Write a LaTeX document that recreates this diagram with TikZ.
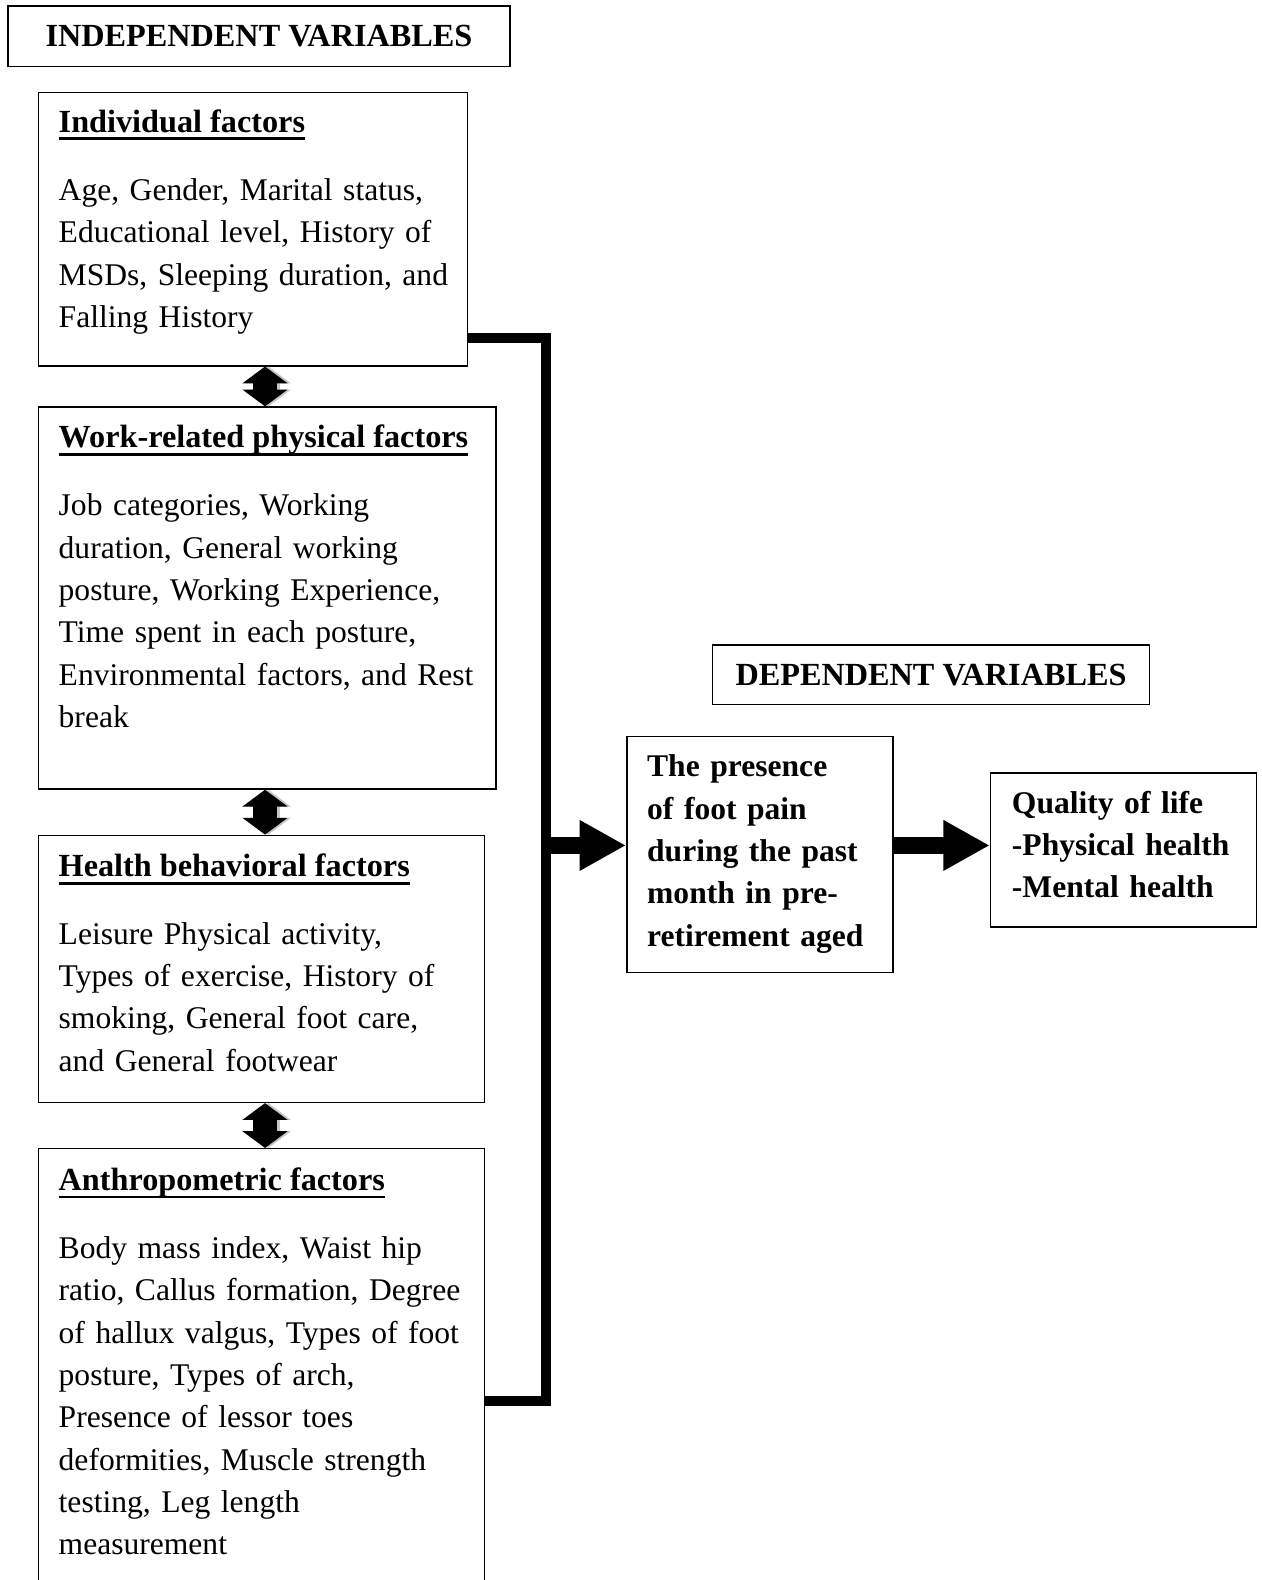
\documentclass[tikz,border=0pt]{standalone}
\usepackage{fontspec}
\setmainfont{Liberation Serif}
\usetikzlibrary{arrows.meta,fit,calc}
\newcommand\hdul[1]{\setbox0\hbox{#1}\rlap{\vrule width\wd0 height -0.17em depth 0.26em}\box0}
\tikzset{
  box/.style={draw, line width=1.1pt, inner sep=0pt},
  ttltext/.style={inner sep=0pt, font=\fontsize{24}{31.5}\selectfont\bfseries},
  body/.style={anchor=base west, inner sep=0pt, text width=600pt, align=left, font=\fontsize{23.5}{31.5}\selectfont},
  bodyb/.style={body, font=\fontsize{23.5}{31.5}\selectfont\bfseries},
  head/.style={anchor=base west, inner sep=0pt, font=\fontsize{24}{31.5}\selectfont\bfseries},
  link/.style={line width=7.5pt, line join=miter},
  bigarrow/.style={line width=12.75pt, -{Triangle[length=34.5pt, width=35.25pt]}},
  dbl/.style={line width=18pt, {Triangle[length=12.5pt,width=33pt]}-{Triangle[length=12.5pt,width=33pt]}},
  dblshadow/.style={dbl, gray!45, xshift=2.5pt, yshift=-3.5pt}
}
\begin{document}
\begin{tikzpicture}[x=0.75pt, y=-0.75pt]
\useasboundingbox (0,0) rectangle (1252,1568);
\clip (0,0) rectangle (1252,1568);

% titles
\node[box, fit={(8,6) (506,66)}] (iv) {};
\node[ttltext] (ivt) at (iv.center) {INDEPENDENT VARIABLES};
\node[box, fit={(707,640) (1141,699)}] (dv) {};
\node[ttltext] (dvt) at (dv.center) {DEPENDENT VARIABLES};

% independent boxes
\node[box, fit={(38,92) (464,363)}] (a) {};
\node[box, fit={(38,404) (492,783)}] (b) {};
\node[box, fit={(38,829) (481,1094)}] (c) {};
\node[box, fit={(38,1140) (481,1610)}] (d) {};

\node[head] (ah) at (58,131) {\hdul{Individual factors}};
\node[body] (at) at (58,199) {Age, Gender, Marital status,\\Educational level, History of\\MSDs, Sleeping duration, and\\Falling History};

\node[head] (bh) at (58,444) {\hdul{Work-related physical factors}};
\node[body] (bt) at (58,512) {Job categories, Working\\duration, General working\\posture, Working Experience,\\Time spent in each posture,\\Environmental factors, and Rest\\break};

\node[head] (ch) at (58,870) {\hdul{Health behavioral factors}};
\node[body] (ct) at (58,937) {Leisure Physical activity,\\Types of exercise, History of\\smoking, General foot care,\\and General footwear};

\node[head] (dh) at (58,1181) {\hdul{Anthropometric factors}};
\node[body] (dt) at (58,1249) {Body mass index, Waist hip\\ratio, Callus formation, Degree\\of hallux valgus, Types of foot\\posture, Types of arch,\\Presence of lessor toes\\deformities, Muscle strength\\testing, Leg length\\measurement};

% dependent boxes
\node[box, fit={(622,731) (886,965)}] (p) {};
\node[bodyb] (pt) at (642,771) {The presence\\of foot pain\\during the past\\month in pre-\\retirement aged};
\node[box, fit={(983,767) (1247,920)}] (q) {};
\node[bodyb] (qt) at (1004,807) {Quality of life\\-Physical health\\-Mental health};

% double arrows between independent boxes
\draw[dblshadow] (263,0 |- a.south) -- (263,0 |- b.north);
\draw[dbl] (263,0 |- a.south) -- (263,0 |- b.north);
\draw[dblshadow] (263,0 |- b.south) -- (263,0 |- c.north);
\draw[dbl] (263,0 |- b.south) -- (263,0 |- c.north);
\draw[dblshadow] (263,0 |- c.south) -- (263,0 |- d.north);
\draw[dbl] (263,0 |- c.south) -- (263,0 |- d.north);

% collecting connector
\coordinate (j) at (542,839);
\draw[link] ($(a.south east)+(0,-28)$) -| (j) |- ($(d.north east)+(0,251)$);

% arrows
\draw[bigarrow] (j) -- (p.west |- j);
\draw[bigarrow] (p.east |- j) -- (q.west |- j);
\end{tikzpicture}
\end{document}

——————

**Directions for this task:** Print out the lines exactly, skipping any picture.

**Solution for this exercise:**
Write a LaTeX document that recreates this diagram with TikZ.
\documentclass[tikz,border=0pt]{standalone}
\usepackage{fontspec}
\setmainfont{Liberation Serif}
\usetikzlibrary{arrows.meta,fit,calc}
\newcommand\hdul[1]{\setbox0\hbox{#1}\rlap{\vrule width\wd0 height -0.17em depth 0.26em}\box0}
\tikzset{
  box/.style={draw, line width=1.1pt, inner sep=0pt},
  ttltext/.style={inner sep=0pt, font=\fontsize{24}{31.5}\selectfont\bfseries},
  body/.style={anchor=base west, inner sep=0pt, text width=600pt, align=left, font=\fontsize{23.5}{31.5}\selectfont},
  bodyb/.style={body, font=\fontsize{23.5}{31.5}\selectfont\bfseries},
  head/.style={anchor=base west, inner sep=0pt, font=\fontsize{24}{31.5}\selectfont\bfseries},
  link/.style={line width=7.5pt, line join=miter},
  bigarrow/.style={line width=12.75pt, -{Triangle[length=34.5pt, width=35.25pt]}},
  dbl/.style={line width=18pt, {Triangle[length=12.5pt,width=33pt]}-{Triangle[length=12.5pt,width=33pt]}},
  dblshadow/.style={dbl, gray!45, xshift=2.5pt, yshift=-3.5pt}
}
\begin{document}
\begin{tikzpicture}[x=0.75pt, y=-0.75pt]
\useasboundingbox (0,0) rectangle (1252,1568);
\clip (0,0) rectangle (1252,1568);

% titles
\node[box, fit={(8,6) (506,66)}] (iv) {};
\node[ttltext] (ivt) at (iv.center) {INDEPENDENT VARIABLES};
\node[box, fit={(707,640) (1141,699)}] (dv) {};
\node[ttltext] (dvt) at (dv.center) {DEPENDENT VARIABLES};

% independent boxes
\node[box, fit={(38,92) (464,363)}] (a) {};
\node[box, fit={(38,404) (492,783)}] (b) {};
\node[box, fit={(38,829) (481,1094)}] (c) {};
\node[box, fit={(38,1140) (481,1610)}] (d) {};

\node[head] (ah) at (58,131) {\hdul{Individual factors}};
\node[body] (at) at (58,199) {Age, Gender, Marital status,\\Educational level, History of\\MSDs, Sleeping duration, and\\Falling History};

\node[head] (bh) at (58,444) {\hdul{Work-related physical factors}};
\node[body] (bt) at (58,512) {Job categories, Working\\duration, General working\\posture, Working Experience,\\Time spent in each posture,\\Environmental factors, and Rest\\break};

\node[head] (ch) at (58,870) {\hdul{Health behavioral factors}};
\node[body] (ct) at (58,937) {Leisure Physical activity,\\Types of exercise, History of\\smoking, General foot care,\\and General footwear};

\node[head] (dh) at (58,1181) {\hdul{Anthropometric factors}};
\node[body] (dt) at (58,1249) {Body mass index, Waist hip\\ratio, Callus formation, Degree\\of hallux valgus, Types of foot\\posture, Types of arch,\\Presence of lessor toes\\deformities, Muscle strength\\testing, Leg length\\measurement};

% dependent boxes
\node[box, fit={(622,731) (886,965)}] (p) {};
\node[bodyb] (pt) at (642,771) {The presence\\of foot pain\\during the past\\month in pre-\\retirement aged};
\node[box, fit={(983,767) (1247,920)}] (q) {};
\node[bodyb] (qt) at (1004,807) {Quality of life\\-Physical health\\-Mental health};

% double arrows between independent boxes
\draw[dblshadow] (263,0 |- a.south) -- (263,0 |- b.north);
\draw[dbl] (263,0 |- a.south) -- (263,0 |- b.north);
\draw[dblshadow] (263,0 |- b.south) -- (263,0 |- c.north);
\draw[dbl] (263,0 |- b.south) -- (263,0 |- c.north);
\draw[dblshadow] (263,0 |- c.south) -- (263,0 |- d.north);
\draw[dbl] (263,0 |- c.south) -- (263,0 |- d.north);

% collecting connector
\coordinate (j) at (542,839);
\draw[link] ($(a.south east)+(0,-28)$) -| (j) |- ($(d.north east)+(0,251)$);

% arrows
\draw[bigarrow] (j) -- (p.west |- j);
\draw[bigarrow] (p.east |- j) -- (q.west |- j);
\end{tikzpicture}
\end{document}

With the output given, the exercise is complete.